Rachel Reeves has said the nationalisation of industries the party previously pledged to bring into public ownership “just doesn’t stack up against our fiscal rules”.
In an interview on BBC Radio 4’s Today programme this morning, the Shadow Chancellor argued that commitments by Labour in 2019 to nationalise rail, energy or water as part of a manifesto that that “secured our worst results since 1935”.
Labour promised to bring the sectors into public ownership to help with the cost of living and drive down fares and bills not just in the 2019 general election but also as part of the policy offer put forward in the 2017 election.
Reeves indicated this morning, however, that the policy proposals were not compliant with the “fiscal rules” that she has set out that “all day-to-day spending will be funded by day-to-day tax revenues”. It is unclear how this impacts nationalisation, as such a proposal would be unlikely to be funded through day-to-day spending.
“Within our fiscal rules, to be spending billions of pounds on nationalising things, that just doesn’t stack up against our fiscal rules,” Reeves told Radio 4 listeners this morning.
The Shadow Chancellor said Labour had “scrapped the 2019 manifesto” and that promises to carry out nationalisation had been replaced by ideas such as reforming business rates and a commitment to “buy, make, and sell more in Britain”.
Keir Starmer is delivering a speech this morning in which he will say that Labour will “fight the next election on economic growth” and that the “defining task” of a Labour government under his leadership would be “rebooting the economy”.

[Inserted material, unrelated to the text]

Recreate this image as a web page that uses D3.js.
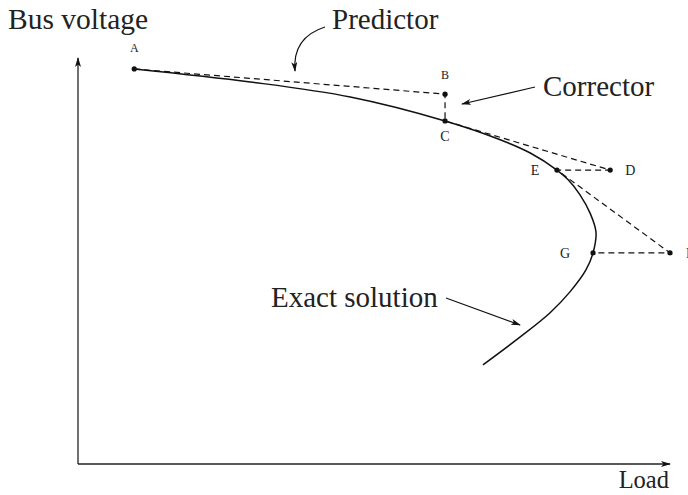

“We’re setting out distinct policies under Keir Starmer, the plans today around industrial strategy, my commitments around a climate investment pledge, our plans to buy, make, and sell more in Britain, reforms to the business rate system. Those are the policies that will be going into the next election under Keir Starmer, not the policies of 2019,” Reeves said today.
Following the interview, a Labour Party spokesperson said: “We are pragmatic about public ownership as long as it sits within our fiscal rules – a point Rachel was underlining in the interview by referencing this framework. For example, we know there is a positive role for rail in public ownership.”